Secondo questa volontà negoziale e tutt’altro che guerresca, pur seguendo la strada delle relazioni ruvide, aveva bloccato un attacco di ritorsione dopo che a giugno l’Iran aveva abbattuto un drone statunitense (si preferì agire nel dominio cyber). Ai tempi si parlava di un incontro tra Trump e l’omologo iraniano Hassan Rouhani come di una cosa imminente. L’americano vuole portare in dote ai suoi elettori un accordo con un nemico dell’America. Vuole cioè dimostrare di saper utilizzare nel mondo della politica estera le sue capacità di trattativa affaristica. Vuole dire ai cittadini americani che con lui si raggiungono risultati senza imbarcarsi in guerre infinite, garantendo la massima prosperità americana (“America First!”). Dal ministero degli Esteri di Teheran, guidato da un politico molto esperto, Javad Zarif, non perdono occasione di fargli notare — e far notare al mondo — che questo suo approccio aperto trova opposizione pratica nella sua stessa amministrazione. Zarif lo chiama “il team B”, coloro che dall’interno mantengono la linea durissima e impediscono di fatto a Trump un contatto diretto con l’Iran. Ora va detto che non è chiaro quanto sia reale questa dicotomia o semplicemente frutto di un approccio Mutt&Jeff.
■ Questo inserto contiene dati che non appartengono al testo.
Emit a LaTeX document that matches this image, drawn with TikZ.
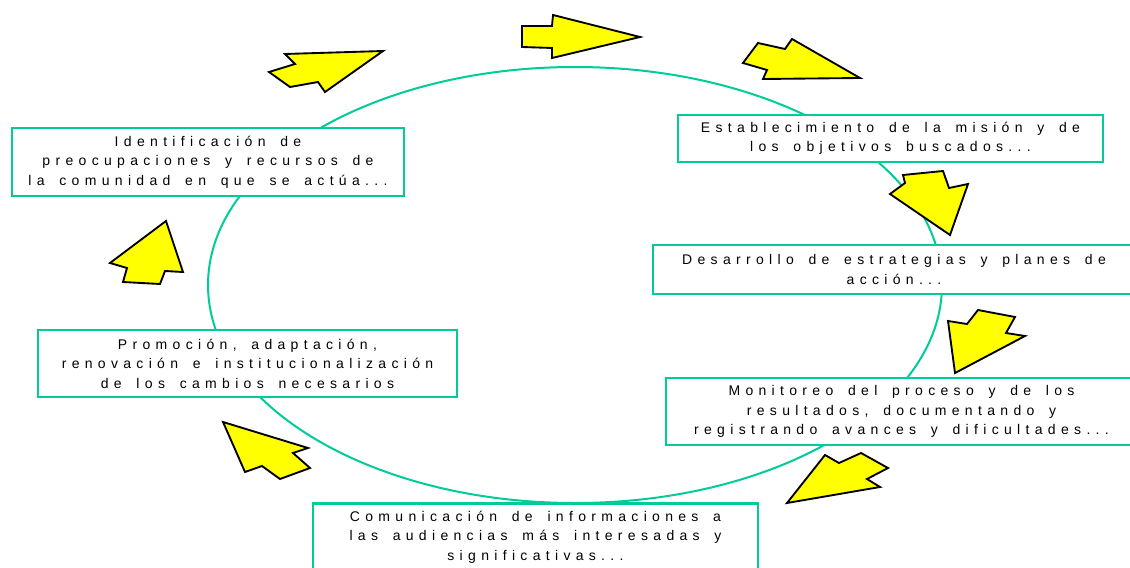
\documentclass[tikz,border=0pt]{standalone}
\usepackage{fontspec}
\setmainfont{Liberation Sans}[LetterSpace=38,WordSpace=1.6]
\definecolor{cycgreen}{RGB}{0,204,153}
\definecolor{arrowyellow}{RGB}{255,255,0}
\tikzset{
  stagebox/.style={draw=cycgreen, line width=1.6pt, fill=white, align=center,
    font=\fontsize{10.5pt}{14.6pt}\selectfont, inner sep=0pt},
  blockarrow/.style={draw=black, fill=arrowyellow, line width=1.4pt, line join=miter},
  cycle line/.style={draw=cycgreen, line width=1.5pt}
}
\begin{document}
\begin{tikzpicture}[x=0.75pt,y=-0.75pt]
\useasboundingbox (0,0) rectangle (1130,567);
\clip (0,0) rectangle (1130,567);
% cycle ellipse
\draw[cycle line] (575,285) ellipse [x radius=367, y radius=218];
% stage boxes
\node[stagebox, minimum width=294pt, minimum height=51pt] (ident) at (208,162)
  {Identificación de\\preocupaciones y recursos de\\la comunidad en que se actúa...};
\node[stagebox, minimum width=318.75pt, minimum height=35.25pt] (mision) at (890.5,138.5)
  {Establecimiento de la misión y de\\los objetivos buscados...};
\node[stagebox, minimum width=361.5pt, minimum height=36.75pt] (estrat) at (894,269.5)
  {Desarrollo de estrategias y planes de\\acción...};
\node[stagebox, minimum width=353.25pt, minimum height=50.25pt] (monit) at (901.5,411.5)
  {Monitoreo del proceso y de los\\resultados, documentando y\\registrando avances y dificultades...};
\node[stagebox, minimum width=333.75pt, minimum height=50.25pt] (comun) at (535.5,537)
  {Comunicación de informaciones a\\las audiencias más interesadas y\\significativas...};
\node[stagebox, minimum width=314.25pt, minimum height=50.25pt] (promo) at (247.5,363.5)
  {Promoción, adaptación,\\renovación e institucionalización\\de los cambios necesarios};
% block arrows
\draw[blockarrow] (383,51) -- (285,54) -- (295,64) -- (269,72) -- (290,87) -- (318,82) -- (325,92) -- cycle;
\draw[blockarrow] (522,26) -- (552,26) -- (553,15) -- (640,37) -- (552,58) -- (552,48) -- (522,47) -- cycle;
\draw[blockarrow] (743,63) -- (758,43) -- (785,49) -- (792,39) -- (860,78) -- (763,79) -- (767,70) -- cycle;
\draw[blockarrow] (890,194) -- (905,183) -- (903,175) -- (943,171) -- (949,188) -- (968,184) -- (950,235) -- cycle;
\draw[blockarrow] (948,321) -- (967,324) -- (978,310) -- (1015,317) -- (1006,333) -- (1025,336) -- (955,373) -- cycle;
\draw[blockarrow] (787,503) -- (825,455) -- (839,463) -- (861,453) -- (888,468) -- (867,479) -- (880,487) -- cycle;
\draw[blockarrow] (223,422) -- (308,448) -- (293,453) -- (310,468) -- (280,479) -- (262,466) -- (245,472) -- cycle;
\draw[blockarrow] (166,221) -- (183,272) -- (165,271) -- (160,284) -- (123,282) -- (127,268) -- (110,263) -- cycle;
\end{tikzpicture}
\end{document}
Le sanzioni decise ieri hanno un valore simbolico piuttosto che pratico. Bloccare i beni statunitensi di quei soggetti vicini alla Guida, o impedire ai cittadini americani di fare affari con loro, o ancora limitarne gli spostamenti, è una mossa dai risvolti relativi. Quelle persone che lavorano a diretto contatto con Khamenei si sono già protette e auto limitate sapendo che prima o poi qualcosa del genere sarebbe potuto succedere. Però colpire Mohammad Mohammadi Golpayegani, il capo dello staff della Guida, o Vahid Haghanian, che il dipartimento ha dichiarato “è stato definito la mano destra del Leader supremo”, ha un peso. Lo stesso vale per Ebrahim Raisi, che Khamenei ha nominato a marzo per guidare la magistratura iraniana, e Mojtaba Khamenei, il secondo figlio del capo teocratico del paese.
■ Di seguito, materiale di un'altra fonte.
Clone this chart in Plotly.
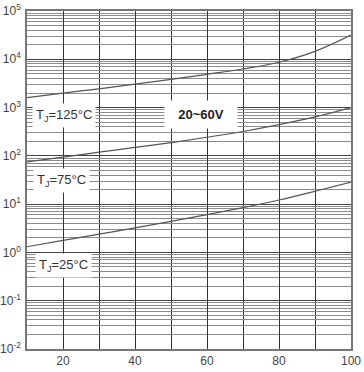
import plotly.graph_objects as go

# Data
x_vals = [10, 20, 30, 40, 50, 60, 70, 80, 90, 100]
tj125 = [1600, 1990, 2450, 3050, 3840, 4890, 6300, 8690, 14600, 31600]
tj75 = [75, 94.4, 119, 150, 188, 243, 320, 442, 640, 1000]
tj25 = [1.31, 1.77, 2.39, 3.22, 4.40, 6.07, 8.47, 12.2, 18.5, 28.7]

x_ticks = [20, 40, 60, 80, 100]
y_decades = [-2, -1, 0, 1, 2, 3, 4, 5]
y_ticktext = ["10<sup>%d</sup>" % d for d in y_decades]

labels = ["T<sub>J</sub>=125°C", "T<sub>J</sub>=75°C", "T<sub>J</sub>=25°C"]
# annotation y positions on a log axis are given as log10(value)
label_pos = [(20.4, 2.84), (19.6, 1.5), (20.0, -0.28)]
voltage_label = "20~60V"
voltage_pos = (58.3, 2.85)

y_major = [10.0 ** d for d in y_decades]
y_minor = [k * 10.0 ** d for d in y_decades[:-1] for k in range(2, 10)]

fig = go.Figure()
for ys in (tj125, tj75, tj25):
    fig.add_trace(go.Scatter(
        x=x_vals, y=ys, mode="lines",
        line=dict(color="#555555", width=1.2, shape="spline", smoothing=1.0),
        showlegend=False, hoverinfo="skip"))

for txt, (xx, yy) in zip(labels, label_pos):
    fig.add_annotation(x=xx, y=yy, xref="x", yref="y", text=txt, showarrow=False,
                       font=dict(family="Liberation Sans, Arial", size=13, color="#333333"),
                       bgcolor="white", borderpad=3)

fig.add_annotation(x=voltage_pos[0], y=voltage_pos[1], xref="x", yref="y",
                   text="&nbsp;&nbsp;<b>%s</b>&nbsp;&nbsp;" % voltage_label, showarrow=False,
                   font=dict(family="Liberation Sans, Arial", size=13, color="#222222"),
                   bgcolor="white", borderpad=6)

fig.update_layout(
    width=364, height=372,
    margin=dict(l=27, r=13, t=11, b=23),
    paper_bgcolor="white", plot_bgcolor="white",
    font=dict(family="Liberation Sans, Arial", size=12, color="#444444"),
    xaxis=dict(
        range=[10, 100], tickmode="array", tickvals=x_ticks, automargin=False,
        ticks="", showgrid=True, gridcolor="#333333", gridwidth=1.2,
        minor=dict(tickmode="array", tickvals=[30, 50, 70, 90], showgrid=True,
                   gridcolor="#333333", gridwidth=1.2, ticks=""),
        showline=True, linecolor="#777777", linewidth=1.5, mirror=True,
        zeroline=False, tickfont=dict(size=12, color="#444444"),
    ),
    yaxis=dict(
        type="log", range=[-2, 5], tickmode="array", tickvals=y_major, automargin=False,
        ticktext=y_ticktext, ticks="", showgrid=True, gridcolor="#444444",
        gridwidth=1.2,
        minor=dict(tickmode="array", tickvals=y_minor, showgrid=True,
                   gridcolor="#8c8c8c", gridwidth=1, ticks=""),
        showline=True, linecolor="#777777", linewidth=1.5, mirror=True,
        zeroline=False, tickfont=dict(size=12, color="#444444"), ticklabelstandoff=2,
    ),
)

fig.write_html("out.html", config={"displayModeBar": False},
               post_script="document.body.style.margin='0';")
Sanzionare certe figure, distillato dell’establishment del paese, serve a mandare anche un messaggio agli iraniani scontenti dei loro governanti, o agli iracheni che da settimane scendono in strada per protestare contro il loro governo che si muove come un vassallo di Teheran. Oggi l’Iran ha annunciato di voler aumentare l’arricchimento dell’uranio, compiendo un’altra violazione controllata al Jcpoa. La decisione era programmata, ma potrebbe essere stata resa pubblica oggi per rispondere alle sanzioni Usa di ieri. Oppure le misure sono arrivate da Washington come anticipo alla scelta iraniana.